**Goal**
All of the material below is to be repeated exactly.

━━━ Data

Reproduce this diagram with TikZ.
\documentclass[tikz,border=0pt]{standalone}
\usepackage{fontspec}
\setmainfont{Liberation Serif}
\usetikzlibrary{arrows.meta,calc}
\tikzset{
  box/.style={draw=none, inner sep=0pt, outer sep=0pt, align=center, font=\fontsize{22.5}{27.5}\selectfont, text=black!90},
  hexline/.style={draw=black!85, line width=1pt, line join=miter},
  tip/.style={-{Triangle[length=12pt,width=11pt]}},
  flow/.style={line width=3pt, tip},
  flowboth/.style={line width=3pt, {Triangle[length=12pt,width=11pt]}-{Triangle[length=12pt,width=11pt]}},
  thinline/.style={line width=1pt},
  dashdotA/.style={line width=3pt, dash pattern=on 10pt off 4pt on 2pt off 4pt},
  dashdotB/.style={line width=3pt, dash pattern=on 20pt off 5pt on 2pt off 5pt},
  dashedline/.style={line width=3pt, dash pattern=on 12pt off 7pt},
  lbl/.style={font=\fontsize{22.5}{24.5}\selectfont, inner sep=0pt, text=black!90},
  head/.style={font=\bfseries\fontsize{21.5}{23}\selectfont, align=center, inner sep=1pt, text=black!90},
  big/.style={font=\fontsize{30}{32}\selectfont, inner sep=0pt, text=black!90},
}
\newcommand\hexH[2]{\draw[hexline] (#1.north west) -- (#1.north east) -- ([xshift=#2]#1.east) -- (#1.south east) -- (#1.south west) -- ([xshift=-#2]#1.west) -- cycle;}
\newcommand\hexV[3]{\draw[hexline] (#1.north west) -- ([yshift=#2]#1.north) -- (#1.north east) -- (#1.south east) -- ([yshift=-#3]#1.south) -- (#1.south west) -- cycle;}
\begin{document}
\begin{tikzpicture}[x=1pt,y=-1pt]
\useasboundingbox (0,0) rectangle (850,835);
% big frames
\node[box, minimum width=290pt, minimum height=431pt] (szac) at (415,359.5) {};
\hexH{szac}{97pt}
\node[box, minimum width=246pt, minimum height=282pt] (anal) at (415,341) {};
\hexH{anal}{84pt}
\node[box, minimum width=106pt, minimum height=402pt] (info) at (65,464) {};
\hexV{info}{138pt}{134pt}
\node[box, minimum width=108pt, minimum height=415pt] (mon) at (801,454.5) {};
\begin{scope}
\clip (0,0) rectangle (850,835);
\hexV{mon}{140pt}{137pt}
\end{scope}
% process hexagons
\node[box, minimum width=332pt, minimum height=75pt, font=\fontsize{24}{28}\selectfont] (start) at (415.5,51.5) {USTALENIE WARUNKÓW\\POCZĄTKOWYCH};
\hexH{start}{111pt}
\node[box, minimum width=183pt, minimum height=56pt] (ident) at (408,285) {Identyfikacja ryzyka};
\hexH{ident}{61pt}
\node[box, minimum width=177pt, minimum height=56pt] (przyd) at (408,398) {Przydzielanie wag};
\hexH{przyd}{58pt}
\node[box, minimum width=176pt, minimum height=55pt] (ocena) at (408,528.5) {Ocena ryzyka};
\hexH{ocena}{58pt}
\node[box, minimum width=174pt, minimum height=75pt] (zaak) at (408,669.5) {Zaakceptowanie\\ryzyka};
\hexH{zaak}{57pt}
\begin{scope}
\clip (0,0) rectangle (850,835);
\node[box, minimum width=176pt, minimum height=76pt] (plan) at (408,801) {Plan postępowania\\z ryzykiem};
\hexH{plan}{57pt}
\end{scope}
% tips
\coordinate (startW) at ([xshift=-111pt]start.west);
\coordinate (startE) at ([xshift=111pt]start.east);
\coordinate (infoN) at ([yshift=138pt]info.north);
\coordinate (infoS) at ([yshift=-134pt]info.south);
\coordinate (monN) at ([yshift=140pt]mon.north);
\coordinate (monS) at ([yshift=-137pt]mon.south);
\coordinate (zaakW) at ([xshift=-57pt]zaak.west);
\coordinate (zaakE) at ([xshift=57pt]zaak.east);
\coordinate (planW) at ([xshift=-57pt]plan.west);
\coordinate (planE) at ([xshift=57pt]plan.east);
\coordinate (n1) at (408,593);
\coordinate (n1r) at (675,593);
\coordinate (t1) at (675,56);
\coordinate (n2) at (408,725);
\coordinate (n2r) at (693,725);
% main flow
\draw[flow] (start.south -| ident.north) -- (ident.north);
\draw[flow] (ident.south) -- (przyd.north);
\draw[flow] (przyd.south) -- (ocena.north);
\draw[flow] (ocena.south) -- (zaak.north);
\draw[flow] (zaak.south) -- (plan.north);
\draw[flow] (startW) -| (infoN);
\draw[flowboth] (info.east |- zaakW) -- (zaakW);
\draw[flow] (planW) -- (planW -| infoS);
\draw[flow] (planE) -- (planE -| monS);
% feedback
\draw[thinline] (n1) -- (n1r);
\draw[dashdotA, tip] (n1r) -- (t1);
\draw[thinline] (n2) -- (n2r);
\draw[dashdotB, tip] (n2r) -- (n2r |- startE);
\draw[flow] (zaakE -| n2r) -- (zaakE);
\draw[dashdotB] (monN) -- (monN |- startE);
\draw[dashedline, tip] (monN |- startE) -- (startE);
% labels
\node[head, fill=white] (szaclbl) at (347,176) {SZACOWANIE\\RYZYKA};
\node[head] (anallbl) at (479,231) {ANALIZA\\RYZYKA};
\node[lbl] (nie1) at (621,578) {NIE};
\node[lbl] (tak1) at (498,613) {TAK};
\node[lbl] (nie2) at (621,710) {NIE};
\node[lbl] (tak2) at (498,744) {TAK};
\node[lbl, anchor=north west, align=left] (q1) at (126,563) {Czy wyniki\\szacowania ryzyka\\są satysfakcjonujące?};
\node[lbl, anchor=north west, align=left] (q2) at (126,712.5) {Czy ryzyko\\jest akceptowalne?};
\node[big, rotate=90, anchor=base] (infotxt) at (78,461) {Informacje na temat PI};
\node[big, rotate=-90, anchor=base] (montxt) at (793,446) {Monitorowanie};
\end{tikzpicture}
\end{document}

━━━━━━

**Completed task**
Reproduce this diagram with TikZ.
\documentclass[tikz,border=0pt]{standalone}
\usepackage{fontspec}
\setmainfont{Liberation Serif}
\usetikzlibrary{arrows.meta,calc}
\tikzset{
  box/.style={draw=none, inner sep=0pt, outer sep=0pt, align=center, font=\fontsize{22.5}{27.5}\selectfont, text=black!90},
  hexline/.style={draw=black!85, line width=1pt, line join=miter},
  tip/.style={-{Triangle[length=12pt,width=11pt]}},
  flow/.style={line width=3pt, tip},
  flowboth/.style={line width=3pt, {Triangle[length=12pt,width=11pt]}-{Triangle[length=12pt,width=11pt]}},
  thinline/.style={line width=1pt},
  dashdotA/.style={line width=3pt, dash pattern=on 10pt off 4pt on 2pt off 4pt},
  dashdotB/.style={line width=3pt, dash pattern=on 20pt off 5pt on 2pt off 5pt},
  dashedline/.style={line width=3pt, dash pattern=on 12pt off 7pt},
  lbl/.style={font=\fontsize{22.5}{24.5}\selectfont, inner sep=0pt, text=black!90},
  head/.style={font=\bfseries\fontsize{21.5}{23}\selectfont, align=center, inner sep=1pt, text=black!90},
  big/.style={font=\fontsize{30}{32}\selectfont, inner sep=0pt, text=black!90},
}
\newcommand\hexH[2]{\draw[hexline] (#1.north west) -- (#1.north east) -- ([xshift=#2]#1.east) -- (#1.south east) -- (#1.south west) -- ([xshift=-#2]#1.west) -- cycle;}
\newcommand\hexV[3]{\draw[hexline] (#1.north west) -- ([yshift=#2]#1.north) -- (#1.north east) -- (#1.south east) -- ([yshift=-#3]#1.south) -- (#1.south west) -- cycle;}
\begin{document}
\begin{tikzpicture}[x=1pt,y=-1pt]
\useasboundingbox (0,0) rectangle (850,835);
% big frames
\node[box, minimum width=290pt, minimum height=431pt] (szac) at (415,359.5) {};
\hexH{szac}{97pt}
\node[box, minimum width=246pt, minimum height=282pt] (anal) at (415,341) {};
\hexH{anal}{84pt}
\node[box, minimum width=106pt, minimum height=402pt] (info) at (65,464) {};
\hexV{info}{138pt}{134pt}
\node[box, minimum width=108pt, minimum height=415pt] (mon) at (801,454.5) {};
\begin{scope}
\clip (0,0) rectangle (850,835);
\hexV{mon}{140pt}{137pt}
\end{scope}
% process hexagons
\node[box, minimum width=332pt, minimum height=75pt, font=\fontsize{24}{28}\selectfont] (start) at (415.5,51.5) {USTALENIE WARUNKÓW\\POCZĄTKOWYCH};
\hexH{start}{111pt}
\node[box, minimum width=183pt, minimum height=56pt] (ident) at (408,285) {Identyfikacja ryzyka};
\hexH{ident}{61pt}
\node[box, minimum width=177pt, minimum height=56pt] (przyd) at (408,398) {Przydzielanie wag};
\hexH{przyd}{58pt}
\node[box, minimum width=176pt, minimum height=55pt] (ocena) at (408,528.5) {Ocena ryzyka};
\hexH{ocena}{58pt}
\node[box, minimum width=174pt, minimum height=75pt] (zaak) at (408,669.5) {Zaakceptowanie\\ryzyka};
\hexH{zaak}{57pt}
\begin{scope}
\clip (0,0) rectangle (850,835);
\node[box, minimum width=176pt, minimum height=76pt] (plan) at (408,801) {Plan postępowania\\z ryzykiem};
\hexH{plan}{57pt}
\end{scope}
% tips
\coordinate (startW) at ([xshift=-111pt]start.west);
\coordinate (startE) at ([xshift=111pt]start.east);
\coordinate (infoN) at ([yshift=138pt]info.north);
\coordinate (infoS) at ([yshift=-134pt]info.south);
\coordinate (monN) at ([yshift=140pt]mon.north);
\coordinate (monS) at ([yshift=-137pt]mon.south);
\coordinate (zaakW) at ([xshift=-57pt]zaak.west);
\coordinate (zaakE) at ([xshift=57pt]zaak.east);
\coordinate (planW) at ([xshift=-57pt]plan.west);
\coordinate (planE) at ([xshift=57pt]plan.east);
\coordinate (n1) at (408,593);
\coordinate (n1r) at (675,593);
\coordinate (t1) at (675,56);
\coordinate (n2) at (408,725);
\coordinate (n2r) at (693,725);
% main flow
\draw[flow] (start.south -| ident.north) -- (ident.north);
\draw[flow] (ident.south) -- (przyd.north);
\draw[flow] (przyd.south) -- (ocena.north);
\draw[flow] (ocena.south) -- (zaak.north);
\draw[flow] (zaak.south) -- (plan.north);
\draw[flow] (startW) -| (infoN);
\draw[flowboth] (info.east |- zaakW) -- (zaakW);
\draw[flow] (planW) -- (planW -| infoS);
\draw[flow] (planE) -- (planE -| monS);
% feedback
\draw[thinline] (n1) -- (n1r);
\draw[dashdotA, tip] (n1r) -- (t1);
\draw[thinline] (n2) -- (n2r);
\draw[dashdotB, tip] (n2r) -- (n2r |- startE);
\draw[flow] (zaakE -| n2r) -- (zaakE);
\draw[dashdotB] (monN) -- (monN |- startE);
\draw[dashedline, tip] (monN |- startE) -- (startE);
% labels
\node[head, fill=white] (szaclbl) at (347,176) {SZACOWANIE\\RYZYKA};
\node[head] (anallbl) at (479,231) {ANALIZA\\RYZYKA};
\node[lbl] (nie1) at (621,578) {NIE};
\node[lbl] (tak1) at (498,613) {TAK};
\node[lbl] (nie2) at (621,710) {NIE};
\node[lbl] (tak2) at (498,744) {TAK};
\node[lbl, anchor=north west, align=left] (q1) at (126,563) {Czy wyniki\\szacowania ryzyka\\są satysfakcjonujące?};
\node[lbl, anchor=north west, align=left] (q2) at (126,712.5) {Czy ryzyko\\jest akceptowalne?};
\node[big, rotate=90, anchor=base] (infotxt) at (78,461) {Informacje na temat PI};
\node[big, rotate=-90, anchor=base] (montxt) at (793,446) {Monitorowanie};
\end{tikzpicture}
\end{document}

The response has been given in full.